In the Metal Gear Solid games, an increasingly paranoid and secluded Major Zero creates the Patriot AI system because he does not trust his subordinates to faithfully execute his particular set of ideals. However, Zero is mentally incapacitated shortly after he signs off on the system and the lead system programmer is murdered by her abusive husband before she can finish engineering the computer network. While Zero originally intended the machines to merely filter and process information, his successor determines that the machines must also have wide latitude to make decisions. This seemingly makes sense. But with Zero and the lead programmer either dead or incapacitated, any ability to compensate for the inhuman nature of the machine or give it flexibility in how it interprets its objectives also disappears. Acting adaptively on the information it receives and its fixed set of basic goals, it eventually becomes a malfunctioning menace that undermines and destroys everything Zero had sought to pass on to future generations.

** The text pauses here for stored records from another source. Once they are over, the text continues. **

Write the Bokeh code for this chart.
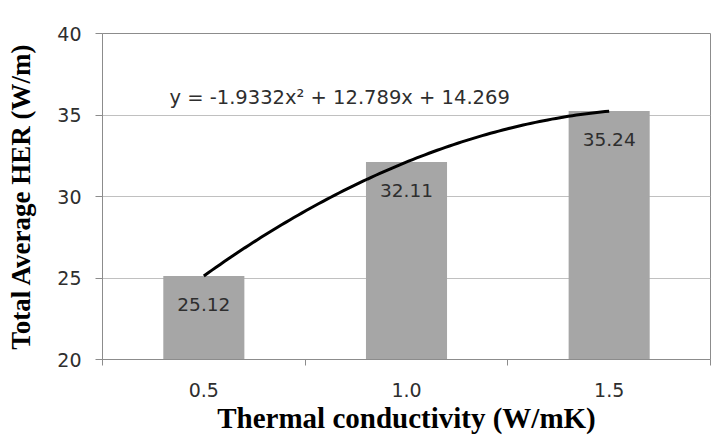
from bokeh.plotting import figure
from bokeh.models import FixedTicker, ColumnDataSource, Range1d
from bokeh.core.properties import value
from bokeh.embed import file_html
from bokeh.resources import INLINE
import numpy as np

# Data
categories = ["0.5", "1.0", "1.5"]
her_values = [25.12, 32.11, 35.24]
value_labels = ["25.12", "32.11", "35.24"]
trend_coeffs = [-1.9332, 12.789, 14.269]  # a*x^2 + b*x + c, x = category index
equation_text = "y = -1.9332x\u00b2 + 12.789x + 14.269"
y_ticks = [20, 25, 30, 35, 40]

idx = list(range(1, len(categories) + 1))

p = figure(width=716, height=436, output_backend="svg", toolbar_location=None,
           x_range=Range1d(0.5, len(categories) + 0.5), y_range=Range1d(20, 40),
           min_border_left=102, min_border_right=6, min_border_top=33,
           min_border_bottom=76)
p.background_fill_color = "white"
p.border_fill_color = "white"
p.outline_line_color = "#8c8c8c"
p.outline_line_width = 1

src = ColumnDataSource(dict(x=idx, y=her_values, lab=value_labels))
p.vbar(x="x", top="y", bottom=20, width=0.4, source=src,
       fill_color="#a6a6a6", line_color=None)

p.text(x="x", y="y", text="lab", source=src, text_align="center",
       text_baseline="middle", y_offset=28, text_font=value("DejaVu Sans"),
       text_font_size="18.5px", text_color="#2e2e2e")

# Trendline from the displayed polynomial
xs = np.linspace(idx[0], idx[-1], 100)
a, b, c = trend_coeffs
ys = a * xs**2 + b * xs + c
p.line(xs, ys, line_color="black", line_width=3)

p.text(x=[1.67], y=[36.05], text=[equation_text], text_align="center",
       text_baseline="middle", text_font=value("DejaVu Sans"),
       text_font_size="19.5px", text_color="#2e2e2e")

# X axis
xa = p.xaxis[0]
xa.ticker = FixedTicker(ticks=idx, minor_ticks=[i + 0.5 for i in range(0, len(categories) + 1)])
xa.major_label_overrides = {i: c for i, c in zip(idx, categories)}
xa.major_tick_line_color = None
xa.major_tick_out = 0
xa.major_tick_in = 0
xa.minor_tick_out = 6
xa.minor_tick_in = 0
xa.minor_tick_line_color = "#8c8c8c"
xa.axis_line_color = "#8c8c8c"
xa.major_label_text_font = "DejaVu Sans"
xa.major_label_text_font_size = "19px"
xa.major_label_text_color = "#2e2e2e"
xa.major_label_standoff = 17
xa.axis_label = "Thermal conductivity (W/mK)"
xa.axis_label_text_font = "Liberation Serif"
xa.axis_label_text_font_style = "bold"
xa.axis_label_text_font_size = "29px"
xa.axis_label_text_color = "black"
xa.axis_label_standoff = 2

# Y axis
ya = p.yaxis[0]
ya.ticker = FixedTicker(ticks=y_ticks, minor_ticks=[])
ya.major_tick_out = 7
ya.major_tick_in = 0
ya.major_tick_line_color = "#8c8c8c"
ya.axis_line_color = "#8c8c8c"
ya.major_label_text_font = "DejaVu Sans"
ya.major_label_text_font_size = "19px"
ya.major_label_text_color = "#2e2e2e"
ya.major_label_standoff = 14
ya.axis_label = "Total Average HER (W/m)"
ya.axis_label_text_font = "Liberation Serif"
ya.axis_label_text_font_style = "bold"
ya.axis_label_text_font_size = "27px"
ya.axis_label_text_color = "black"
ya.axis_label_standoff = 18

p.xgrid.grid_line_color = None
p.ygrid.grid_line_color = "#c0c0c0"
p.ygrid.grid_line_width = 1

open("out.html", "w").write(file_html(p, INLINE))
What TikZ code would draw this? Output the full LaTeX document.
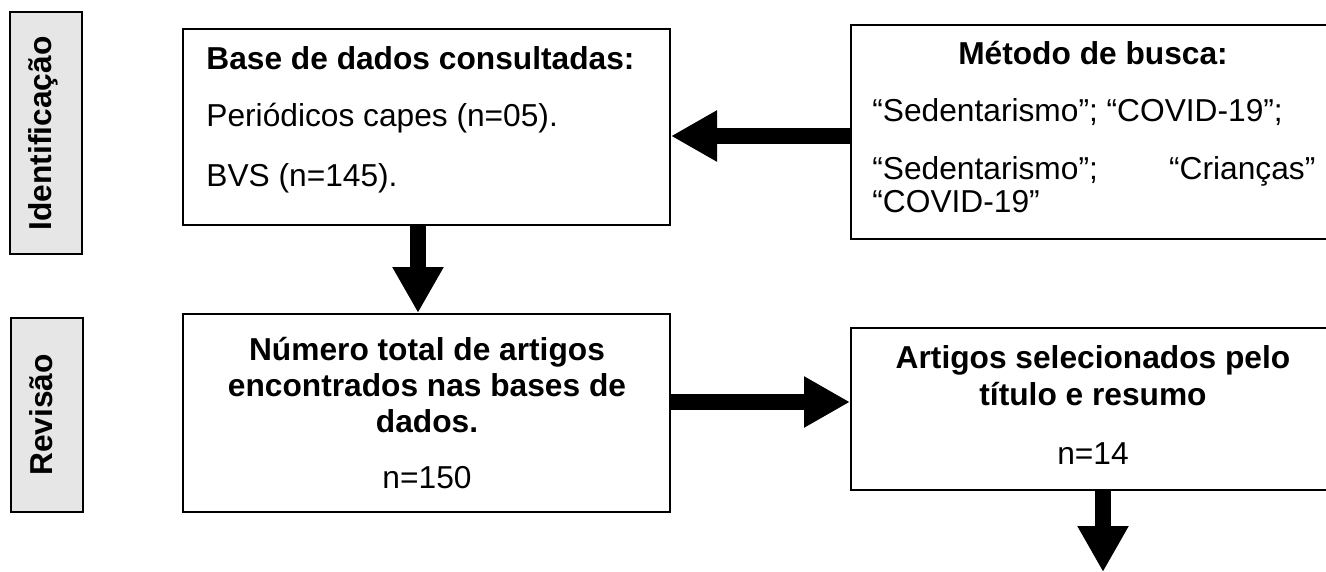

The machine is, at the end, totally indifferent to the goals that Zero took so seriously. After all, one man’s idiosyncratic feelings and beliefs do not automatically mean anything to a machine. It is just more data fed into a machine that already considers most of human culture “junk data” to be cleaned and managed.

I do not imagine anything this dramatic occurring with China’s emerging “Skynet with socialist characteristics.” But the point of fiction like this is not to offer predictions, it is to reflect on the present. Cold War science fiction was a way of reflecting on the cultural unease and social problems induced by a “closed world” of command, computers, and control. Consequentially, I do not worry that China will somehow perfect authoritarian rule with computers. Rather, I worry that China is building a machine that will complicate the management of military crisis situations in confrontations with the West and generate internal instability. I do not know how exactly it will do so, like Farrell I am primarily arguing from conjecture and first principles rather than detailed knowledge that – in truth – very few people really have about Chinese internal decision-making. However as a matter of policy I believe that Western decision-makers should be thinking of how to adjust to the ways in which China’s growing machine apparatus – like that of the USSR – will heighten its existing dysfunctions rather than resolve them. After all, the weakness of Soviet Communism – the God that failed – was just as dangerous to the West as its strengths. The Chinese machine apparatus will make Chinese state stronger in some ways, but it is a mistake to make long-term policies without considering how it can make Beijing weaker and less stable.